WRITTEN EXERCISE – Extract the lines that hold the string "matplotlib".

── SUPPLIED ENTRIES ──

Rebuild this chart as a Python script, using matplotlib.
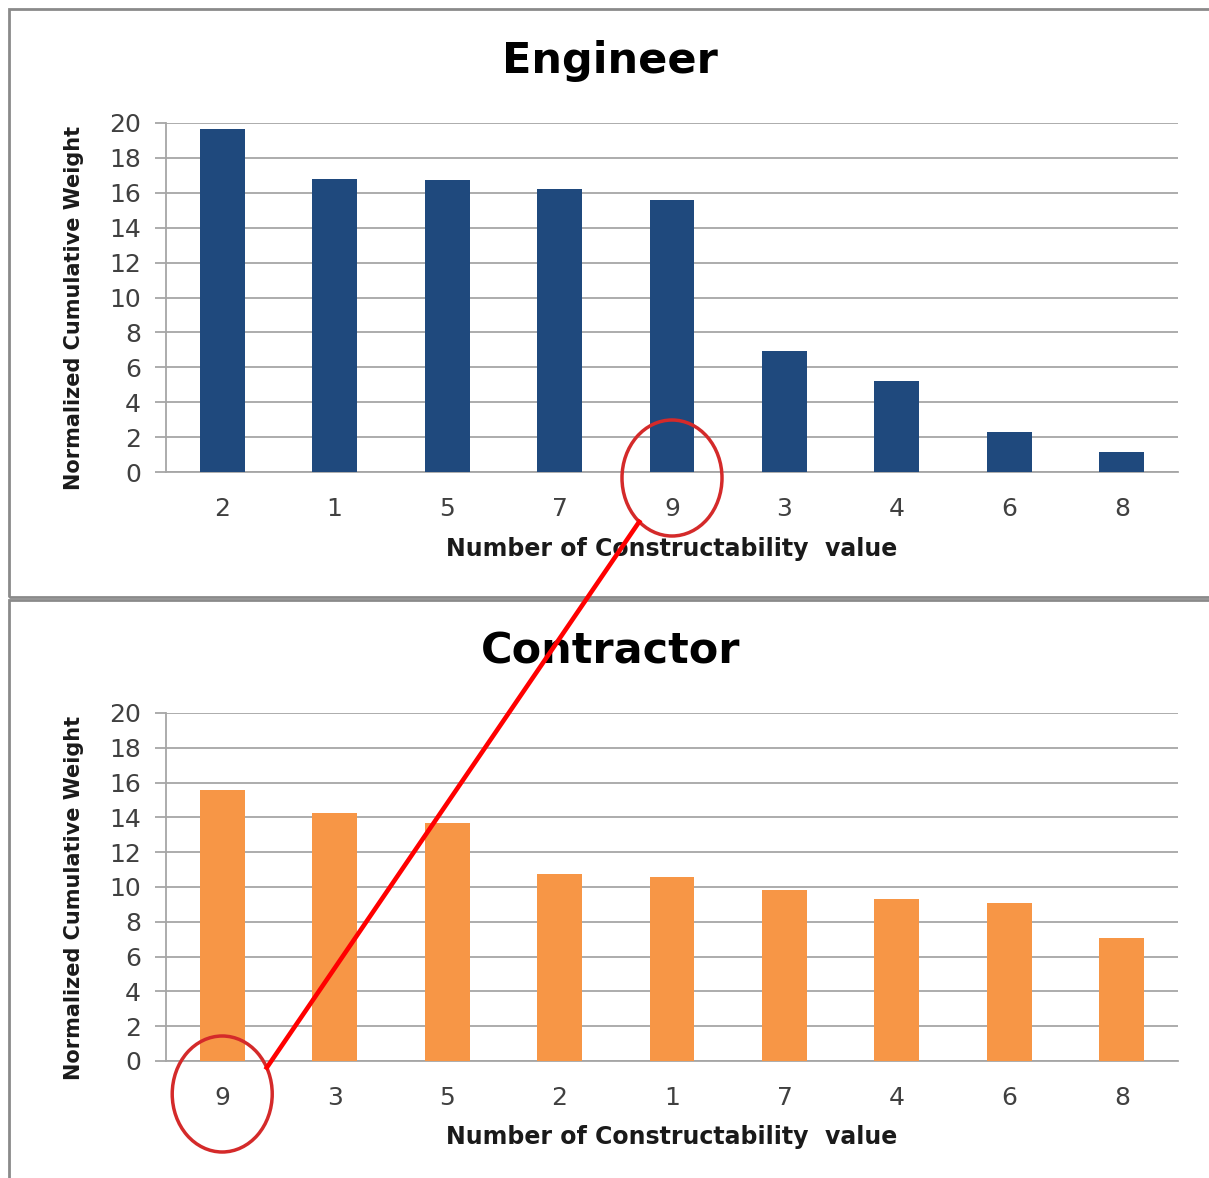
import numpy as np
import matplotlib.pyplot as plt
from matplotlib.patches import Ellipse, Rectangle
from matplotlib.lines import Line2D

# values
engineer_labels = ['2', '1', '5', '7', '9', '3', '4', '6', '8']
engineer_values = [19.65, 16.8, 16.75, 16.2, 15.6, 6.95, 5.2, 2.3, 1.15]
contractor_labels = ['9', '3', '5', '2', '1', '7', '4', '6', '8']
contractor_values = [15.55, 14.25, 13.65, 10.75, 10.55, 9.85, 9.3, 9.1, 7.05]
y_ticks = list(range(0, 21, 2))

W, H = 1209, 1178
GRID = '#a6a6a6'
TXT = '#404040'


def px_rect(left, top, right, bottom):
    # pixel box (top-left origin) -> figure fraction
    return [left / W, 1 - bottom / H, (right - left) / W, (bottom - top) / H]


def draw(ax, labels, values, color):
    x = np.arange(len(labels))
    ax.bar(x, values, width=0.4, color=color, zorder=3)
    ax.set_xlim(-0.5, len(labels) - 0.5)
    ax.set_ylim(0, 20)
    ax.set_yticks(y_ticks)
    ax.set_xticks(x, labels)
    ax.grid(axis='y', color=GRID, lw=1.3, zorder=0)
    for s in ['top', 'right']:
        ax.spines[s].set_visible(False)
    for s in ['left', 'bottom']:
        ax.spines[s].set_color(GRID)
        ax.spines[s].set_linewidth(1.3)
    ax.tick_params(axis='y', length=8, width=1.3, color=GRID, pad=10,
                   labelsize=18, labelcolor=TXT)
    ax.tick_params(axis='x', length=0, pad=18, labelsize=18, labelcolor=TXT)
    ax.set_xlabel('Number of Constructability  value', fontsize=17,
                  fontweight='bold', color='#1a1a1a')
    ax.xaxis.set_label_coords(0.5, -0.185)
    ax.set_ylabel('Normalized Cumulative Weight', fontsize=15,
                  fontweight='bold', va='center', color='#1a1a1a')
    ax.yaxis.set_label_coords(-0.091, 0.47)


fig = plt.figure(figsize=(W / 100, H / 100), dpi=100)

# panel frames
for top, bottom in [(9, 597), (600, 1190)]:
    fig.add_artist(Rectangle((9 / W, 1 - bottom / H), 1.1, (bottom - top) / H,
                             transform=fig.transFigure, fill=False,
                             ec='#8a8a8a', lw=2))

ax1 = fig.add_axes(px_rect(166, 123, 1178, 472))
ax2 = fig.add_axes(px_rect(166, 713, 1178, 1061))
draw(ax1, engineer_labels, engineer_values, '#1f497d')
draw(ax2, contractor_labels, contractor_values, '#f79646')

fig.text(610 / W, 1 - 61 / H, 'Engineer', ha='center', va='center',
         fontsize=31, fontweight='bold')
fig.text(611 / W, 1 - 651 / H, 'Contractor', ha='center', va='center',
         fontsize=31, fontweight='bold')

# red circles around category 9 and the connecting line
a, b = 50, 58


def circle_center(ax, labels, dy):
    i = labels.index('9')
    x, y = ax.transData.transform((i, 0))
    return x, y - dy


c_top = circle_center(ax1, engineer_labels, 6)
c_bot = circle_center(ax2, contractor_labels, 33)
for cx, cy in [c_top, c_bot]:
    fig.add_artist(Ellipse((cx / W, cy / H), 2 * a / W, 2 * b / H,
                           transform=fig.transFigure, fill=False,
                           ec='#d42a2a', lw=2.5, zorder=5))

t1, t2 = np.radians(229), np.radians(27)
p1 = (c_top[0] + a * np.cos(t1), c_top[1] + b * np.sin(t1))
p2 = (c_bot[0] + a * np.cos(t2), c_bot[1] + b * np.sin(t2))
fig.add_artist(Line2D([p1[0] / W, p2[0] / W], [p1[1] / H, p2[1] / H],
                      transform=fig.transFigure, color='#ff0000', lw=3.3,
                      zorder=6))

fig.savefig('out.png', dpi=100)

───
── SUPPLIED ENTRIES ──

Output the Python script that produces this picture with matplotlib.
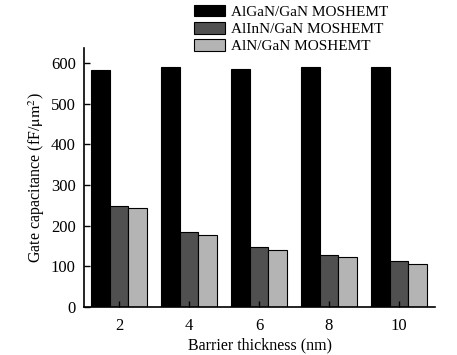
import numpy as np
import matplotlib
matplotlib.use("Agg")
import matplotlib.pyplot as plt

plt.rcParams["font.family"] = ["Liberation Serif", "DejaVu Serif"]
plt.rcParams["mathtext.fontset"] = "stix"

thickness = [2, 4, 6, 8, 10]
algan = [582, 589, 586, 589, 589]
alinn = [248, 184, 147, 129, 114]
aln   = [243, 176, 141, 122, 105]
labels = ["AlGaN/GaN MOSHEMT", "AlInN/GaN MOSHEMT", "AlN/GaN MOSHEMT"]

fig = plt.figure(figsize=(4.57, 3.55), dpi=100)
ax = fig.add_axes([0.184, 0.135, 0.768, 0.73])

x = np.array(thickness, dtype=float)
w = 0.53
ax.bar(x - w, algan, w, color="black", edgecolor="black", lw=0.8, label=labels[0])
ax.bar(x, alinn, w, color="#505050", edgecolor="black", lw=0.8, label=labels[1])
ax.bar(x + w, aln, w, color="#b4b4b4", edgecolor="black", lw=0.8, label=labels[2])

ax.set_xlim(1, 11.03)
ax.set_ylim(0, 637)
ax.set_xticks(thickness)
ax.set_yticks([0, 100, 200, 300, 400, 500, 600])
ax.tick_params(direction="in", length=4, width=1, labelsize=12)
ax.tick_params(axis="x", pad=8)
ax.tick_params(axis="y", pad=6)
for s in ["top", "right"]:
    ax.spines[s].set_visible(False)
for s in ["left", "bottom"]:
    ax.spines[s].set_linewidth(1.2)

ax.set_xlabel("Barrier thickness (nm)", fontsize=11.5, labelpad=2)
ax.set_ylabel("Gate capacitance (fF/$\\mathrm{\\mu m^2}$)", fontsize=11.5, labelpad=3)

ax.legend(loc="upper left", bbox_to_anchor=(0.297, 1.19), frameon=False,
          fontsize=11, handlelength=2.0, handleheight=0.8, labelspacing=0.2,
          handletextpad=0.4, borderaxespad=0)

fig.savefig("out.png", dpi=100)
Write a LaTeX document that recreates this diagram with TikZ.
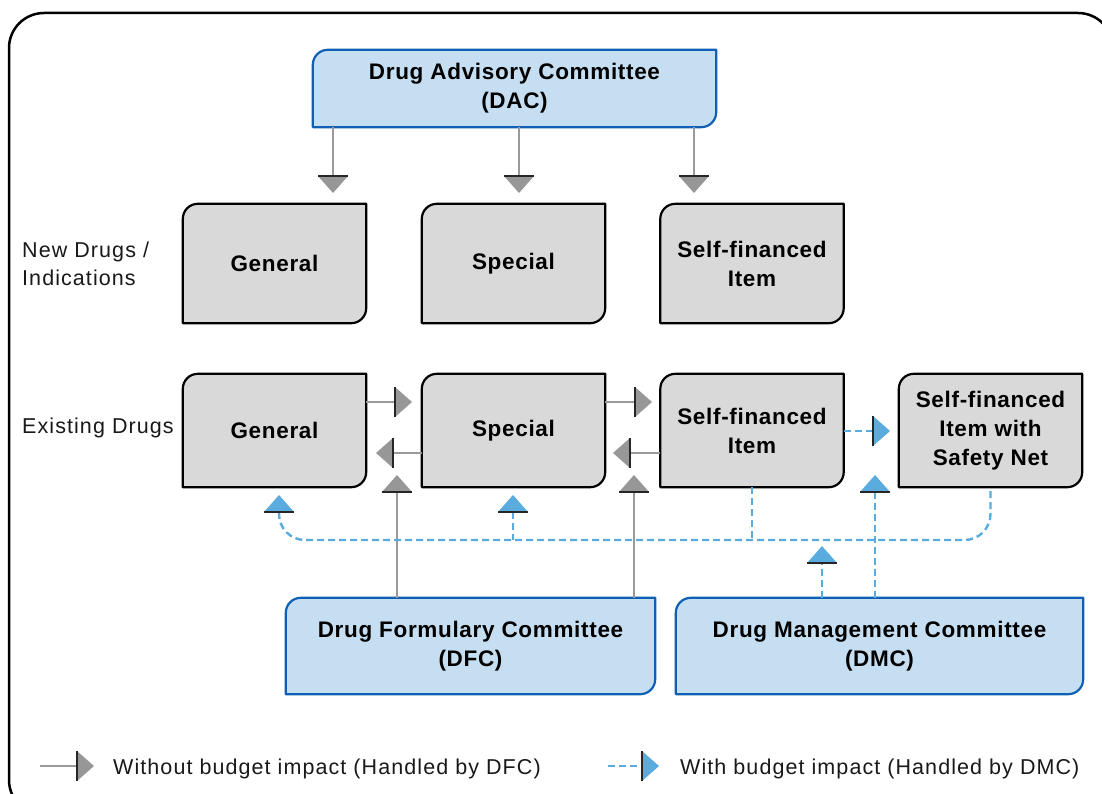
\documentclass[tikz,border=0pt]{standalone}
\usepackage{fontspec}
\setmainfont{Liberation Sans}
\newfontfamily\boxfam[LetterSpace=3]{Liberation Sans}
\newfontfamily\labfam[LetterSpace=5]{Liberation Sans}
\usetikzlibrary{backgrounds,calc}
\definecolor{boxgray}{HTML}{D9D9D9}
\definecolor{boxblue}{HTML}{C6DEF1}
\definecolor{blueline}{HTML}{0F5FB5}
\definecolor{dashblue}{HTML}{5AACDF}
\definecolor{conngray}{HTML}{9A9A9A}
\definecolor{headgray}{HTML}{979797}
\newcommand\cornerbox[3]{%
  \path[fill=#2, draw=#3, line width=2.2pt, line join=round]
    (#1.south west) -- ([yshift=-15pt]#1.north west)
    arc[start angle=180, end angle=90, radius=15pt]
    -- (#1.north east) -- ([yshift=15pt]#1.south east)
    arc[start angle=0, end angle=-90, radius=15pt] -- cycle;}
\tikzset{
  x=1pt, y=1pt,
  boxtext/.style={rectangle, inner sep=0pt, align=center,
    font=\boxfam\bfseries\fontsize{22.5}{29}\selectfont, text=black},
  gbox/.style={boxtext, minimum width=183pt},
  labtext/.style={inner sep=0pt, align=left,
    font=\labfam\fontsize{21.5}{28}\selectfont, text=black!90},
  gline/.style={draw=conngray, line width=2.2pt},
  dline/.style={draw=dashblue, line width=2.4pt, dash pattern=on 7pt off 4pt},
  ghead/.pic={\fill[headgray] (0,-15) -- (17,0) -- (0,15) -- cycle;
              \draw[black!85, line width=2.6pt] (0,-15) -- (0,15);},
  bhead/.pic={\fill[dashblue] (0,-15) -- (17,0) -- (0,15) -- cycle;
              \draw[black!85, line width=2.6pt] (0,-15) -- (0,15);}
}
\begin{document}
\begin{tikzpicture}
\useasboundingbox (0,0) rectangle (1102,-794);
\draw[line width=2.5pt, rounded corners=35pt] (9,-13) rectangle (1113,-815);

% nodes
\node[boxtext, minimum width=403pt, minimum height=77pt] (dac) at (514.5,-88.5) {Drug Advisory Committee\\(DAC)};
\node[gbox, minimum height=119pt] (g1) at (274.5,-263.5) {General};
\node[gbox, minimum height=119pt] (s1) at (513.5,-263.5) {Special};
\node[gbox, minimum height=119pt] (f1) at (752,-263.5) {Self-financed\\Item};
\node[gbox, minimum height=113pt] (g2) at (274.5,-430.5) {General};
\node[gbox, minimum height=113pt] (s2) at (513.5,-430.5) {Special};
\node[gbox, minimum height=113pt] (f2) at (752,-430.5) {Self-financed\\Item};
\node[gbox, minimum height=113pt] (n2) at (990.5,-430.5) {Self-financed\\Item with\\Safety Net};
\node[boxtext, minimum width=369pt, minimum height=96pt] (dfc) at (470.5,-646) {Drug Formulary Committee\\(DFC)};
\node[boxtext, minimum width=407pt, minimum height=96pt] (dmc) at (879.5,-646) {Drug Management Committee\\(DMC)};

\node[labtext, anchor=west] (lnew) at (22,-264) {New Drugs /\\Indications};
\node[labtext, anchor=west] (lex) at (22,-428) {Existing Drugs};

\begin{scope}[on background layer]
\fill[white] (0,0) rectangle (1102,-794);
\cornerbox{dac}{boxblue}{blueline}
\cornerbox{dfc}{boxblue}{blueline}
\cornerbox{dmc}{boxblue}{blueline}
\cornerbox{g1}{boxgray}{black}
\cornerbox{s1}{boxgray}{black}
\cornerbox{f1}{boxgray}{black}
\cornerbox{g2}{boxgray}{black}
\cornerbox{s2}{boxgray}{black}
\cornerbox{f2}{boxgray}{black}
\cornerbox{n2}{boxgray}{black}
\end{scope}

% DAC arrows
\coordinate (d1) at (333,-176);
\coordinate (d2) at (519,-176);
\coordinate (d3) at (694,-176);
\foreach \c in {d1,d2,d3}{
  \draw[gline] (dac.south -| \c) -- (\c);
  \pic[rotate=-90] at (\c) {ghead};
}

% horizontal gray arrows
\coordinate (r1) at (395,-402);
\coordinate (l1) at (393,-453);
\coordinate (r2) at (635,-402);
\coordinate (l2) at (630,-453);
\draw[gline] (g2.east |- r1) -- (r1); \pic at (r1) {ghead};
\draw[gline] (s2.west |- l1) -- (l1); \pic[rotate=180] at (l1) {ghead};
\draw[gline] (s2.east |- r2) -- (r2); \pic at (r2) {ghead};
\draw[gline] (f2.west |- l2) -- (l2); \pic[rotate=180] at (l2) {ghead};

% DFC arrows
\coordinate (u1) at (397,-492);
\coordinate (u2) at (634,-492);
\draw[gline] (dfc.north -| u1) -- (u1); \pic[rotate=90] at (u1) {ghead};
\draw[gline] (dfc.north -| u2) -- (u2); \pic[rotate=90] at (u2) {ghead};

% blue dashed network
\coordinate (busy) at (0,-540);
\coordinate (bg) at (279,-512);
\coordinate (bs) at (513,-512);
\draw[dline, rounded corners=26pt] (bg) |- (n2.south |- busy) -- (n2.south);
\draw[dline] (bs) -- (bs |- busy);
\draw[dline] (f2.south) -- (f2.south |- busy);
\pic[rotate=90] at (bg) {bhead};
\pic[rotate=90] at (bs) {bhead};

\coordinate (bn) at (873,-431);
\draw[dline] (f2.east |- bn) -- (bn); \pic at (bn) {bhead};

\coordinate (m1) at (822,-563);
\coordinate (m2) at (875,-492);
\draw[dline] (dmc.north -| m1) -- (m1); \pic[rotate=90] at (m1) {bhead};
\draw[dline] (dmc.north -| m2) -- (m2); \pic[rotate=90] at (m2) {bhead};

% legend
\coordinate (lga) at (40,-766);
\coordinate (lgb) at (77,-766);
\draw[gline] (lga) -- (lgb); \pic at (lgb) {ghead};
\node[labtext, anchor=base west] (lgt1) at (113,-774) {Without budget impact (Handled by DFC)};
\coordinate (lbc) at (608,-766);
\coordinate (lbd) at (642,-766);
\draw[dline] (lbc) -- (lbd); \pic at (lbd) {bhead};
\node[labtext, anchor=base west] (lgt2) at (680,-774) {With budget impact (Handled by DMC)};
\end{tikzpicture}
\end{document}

───
── SUPPLIED ENTRIES ──

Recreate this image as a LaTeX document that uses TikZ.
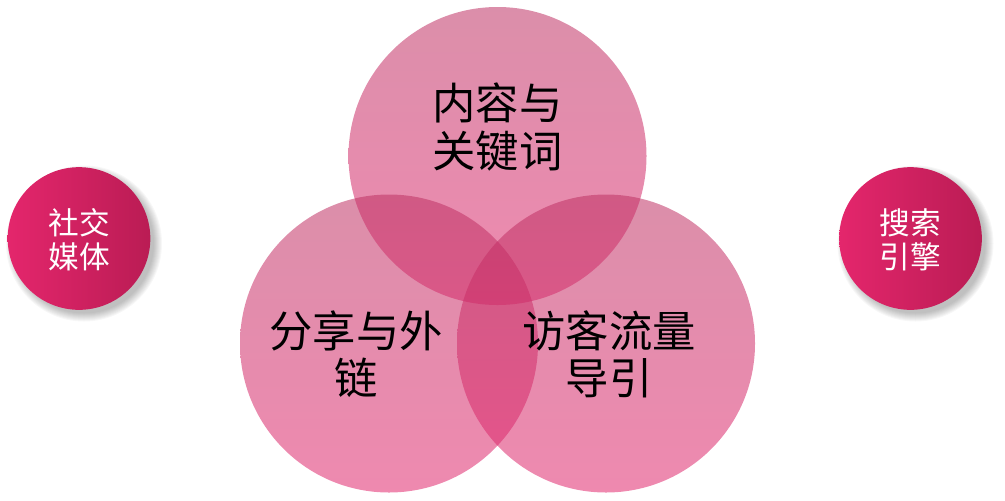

───

RESULT OF THE TASK –
Rebuild this chart as a Python script, using matplotlib.
import matplotlib.pyplot as plt
from matplotlib.patches import Ellipse, Rectangle
from matplotlib.lines import Line2D
Output the Python script that produces this picture with matplotlib.
import matplotlib
matplotlib.use("Agg")
import matplotlib.pyplot as plt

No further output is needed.